Quantitative Characterization of the Microstructure and Transport Properties of Biopolymer Networks

Abstract

Biopolymer networks are of fundamental importance to many biological processes in normal and tumorous tissues. In this paper, we employ the panoply of theoretical and simulation techniques developed for characterizing heterogeneous materials to quantify the microstructure and effective diffusive transport properties (diffusion coefficient De and mean survival time τ) of collagen type I networks at various collagen concentrations. In particular, we compute the pore-size probability density function P(δ) for the networks and present a variety of analytical estimates of the effective diffusion coefficient De for finite-sized diffusing particles. The Hashin-Strikman upper bound on the effective diffusion coefficient De and the pore-size lower bound on the mean survival time τ are used as benchmarks to test our analytical approximations and numerical results.

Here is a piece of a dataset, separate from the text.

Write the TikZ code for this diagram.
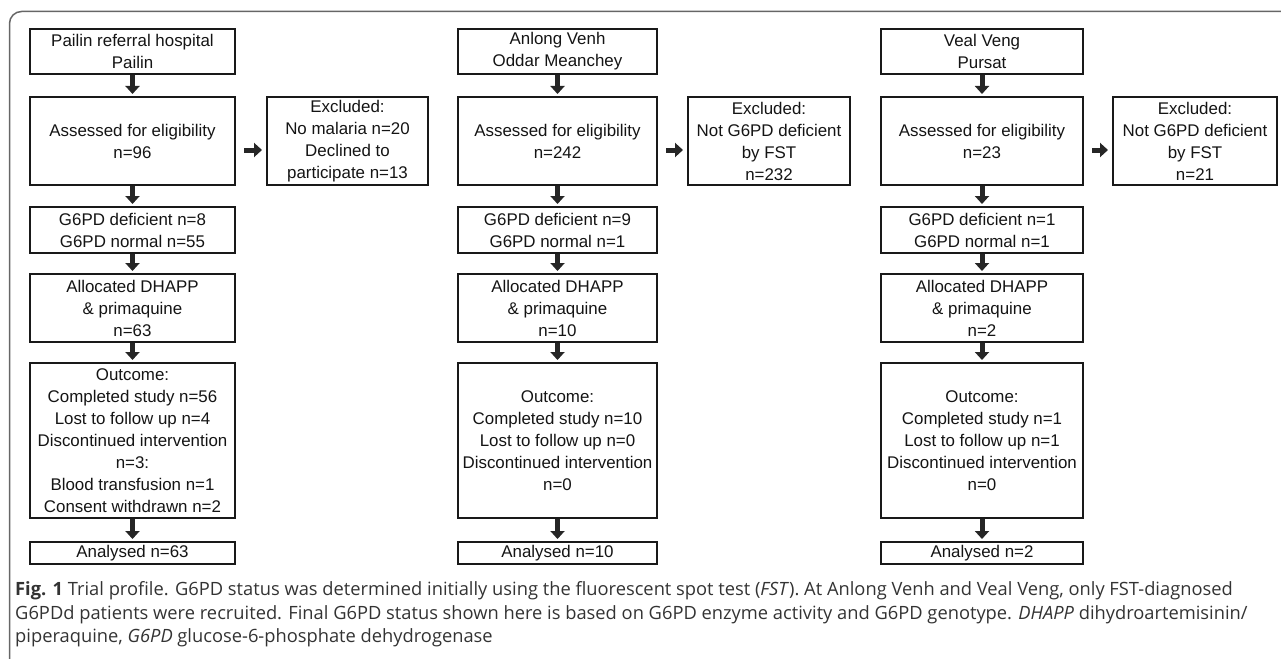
\documentclass[tikz,border=0pt]{standalone}
\usepackage{fontspec}
\setmainfont{Liberation Sans}
\newfontfamily\capfont{Open Sans}
\usetikzlibrary{arrows.meta}
\begin{document}
\begin{tikzpicture}[x=1pt,y=-1pt,
  bx/.style={draw=black!90, line width=2pt, inner sep=0pt, align=center, anchor=north west,
    text=black!92, font=\fontsize{16.9}{22}\selectfont},
  barrow/.style={line width=5pt, -{Triangle[length=8pt,width=14pt]}, draw=black!85},
  captext/.style={anchor=base west, inner sep=0pt, text=black!80, font=\capfont\fontsize{18.3}{24}\selectfont},
]
\useasboundingbox (0,0) rectangle (1281,658);
\draw[line width=1.5pt, black!60, rounded corners=12pt] (9.5,660) -- (9.5,11.5) -- (1283,11.5);

% Column 1: Pailin
\node[bx, minimum width=205pt, minimum height=45pt] (p1) at (29,28) {Pailin referral hospital\\Pailin};
\node[bx, minimum width=205pt, minimum height=88pt] (p2) at (29,96) {Assessed for eligibility\\n=96};
\node[bx, minimum width=205pt, minimum height=46pt] (p3) at (29,206) {G6PD deficient n=8\\G6PD normal n=55};
\node[bx, minimum width=205pt, minimum height=68pt] (p4) at (29,273) {Allocated DHAPP\\\& primaquine\\n=63};
\node[bx, minimum width=205pt, minimum height=155pt] (p5) at (29,362) {Outcome:\\Completed study n=56\\Lost to follow up n=4\\Discontinued intervention\\n=3:\\Blood transfusion n=1\\Consent withdrawn n=2};
\node[bx, minimum width=205pt, minimum height=22pt] (p6) at (29,541) {Analysed n=63};
\node[bx, minimum width=161pt, minimum height=88pt] (pe) at (266,96) {Excluded:\\No malaria n=20\\Declined to\\participate n=13};

% Column 2: Anlong Venh
\node[bx, minimum width=199pt, minimum height=45pt] (a1) at (457,28) {Anlong Venh\\Oddar Meanchey};
\node[bx, minimum width=199pt, minimum height=88pt] (a2) at (457,96) {Assessed for eligibility\\n=242};
\node[bx, minimum width=199pt, minimum height=46pt] (a3) at (457,206) {G6PD deficient n=9\\G6PD normal n=1};
\node[bx, minimum width=199pt, minimum height=68pt] (a4) at (457,273) {Allocated DHAPP\\\& primaquine\\n=10};
\node[bx, minimum width=199pt, minimum height=155pt] (a5) at (457,362) {Outcome:\\Completed study n=10\\Lost to follow up n=0\\Discontinued intervention\\n=0};
\node[bx, minimum width=199pt, minimum height=22pt] (a6) at (457,541) {Analysed n=10};
\node[bx, minimum width=162pt, minimum height=88pt] (ae) at (687,96) {Excluded:\\Not G6PD deficient\\by FST\\n=232};

% Column 3: Veal Veng
\node[bx, minimum width=202pt, minimum height=45pt] (v1) at (880,28) {Veal Veng\\Pursat};
\node[bx, minimum width=202pt, minimum height=88pt] (v2) at (880,96) {Assessed for eligibility\\n=23};
\node[bx, minimum width=202pt, minimum height=46pt] (v3) at (880,206) {G6PD deficient n=1\\G6PD normal n=1};
\node[bx, minimum width=202pt, minimum height=68pt] (v4) at (880,273) {Allocated DHAPP\\\& primaquine\\n=2};
\node[bx, minimum width=202pt, minimum height=155pt] (v5) at (880,362) {Outcome:\\Completed study n=1\\Lost to follow up n=1\\Discontinued intervention\\n=0};
\node[bx, minimum width=202pt, minimum height=22pt] (v6) at (880,541) {Analysed n=2};
\node[bx, minimum width=164pt, minimum height=88pt] (ve) at (1112,96) {Excluded:\\Not G6PD deficient\\by FST\\n=21};

% Arrows
\foreach \c in {p,a,v}{
  \draw[barrow] (\c1.south) -- ([yshift=2pt]\c2.north);
  \draw[barrow] (\c2.south) -- ([yshift=2pt]\c3.north);
  \draw[barrow] (\c3.south) -- ([yshift=2pt]\c4.north);
  \draw[barrow] (\c4.south) -- ([yshift=2pt]\c5.north);
  \draw[barrow] (\c5.south) -- ([yshift=2pt]\c6.north);
  \draw[barrow] ([xshift=8pt,yshift=-9pt]\c2.east) -- ([xshift=-4pt,yshift=-9pt]\c e.west);
}

% Caption
\node[captext] (cap1) at (15,595) {\textbf{Fig. 1} Trial profile. G6PD status was determined initially using the fluorescent spot test (\textit{FST}). At Anlong Venh and Veal Veng, only FST-diagnosed};
\node[captext] (cap2) at (15,619) {G6PDd patients were recruited. Final G6PD status shown here is based on G6PD enzyme activity and G6PD genotype. \textit{DHAPP} dihydroartemisinin/};
\node[captext] (cap3) at (15,642) {piperaquine, \textit{G6PD} glucose-6-phosphate dehydrogenase};
\end{tikzpicture}
\end{document}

Moreover, we generalize the efficient first-passage-time techniques for Brownian-motion simulations in suspensions of spheres to the case of fiber networks and compute the associated effective diffusion coefficient De as well as the mean survival time τ, which is related to nuclear magnetic resonance (NMR) relaxation times. Specifically, the Torquato approximation provides the most accurate estimates of De for all collagen concentrations among all of the analytical approximations we consider. We formulate a universal curve for τ for the networks at different collagen concentrations. We apply rigorous cross-property relations to estimate the effective bulk modulus of collagen networks from a knowledge of the effective diffusion coefficient computed here.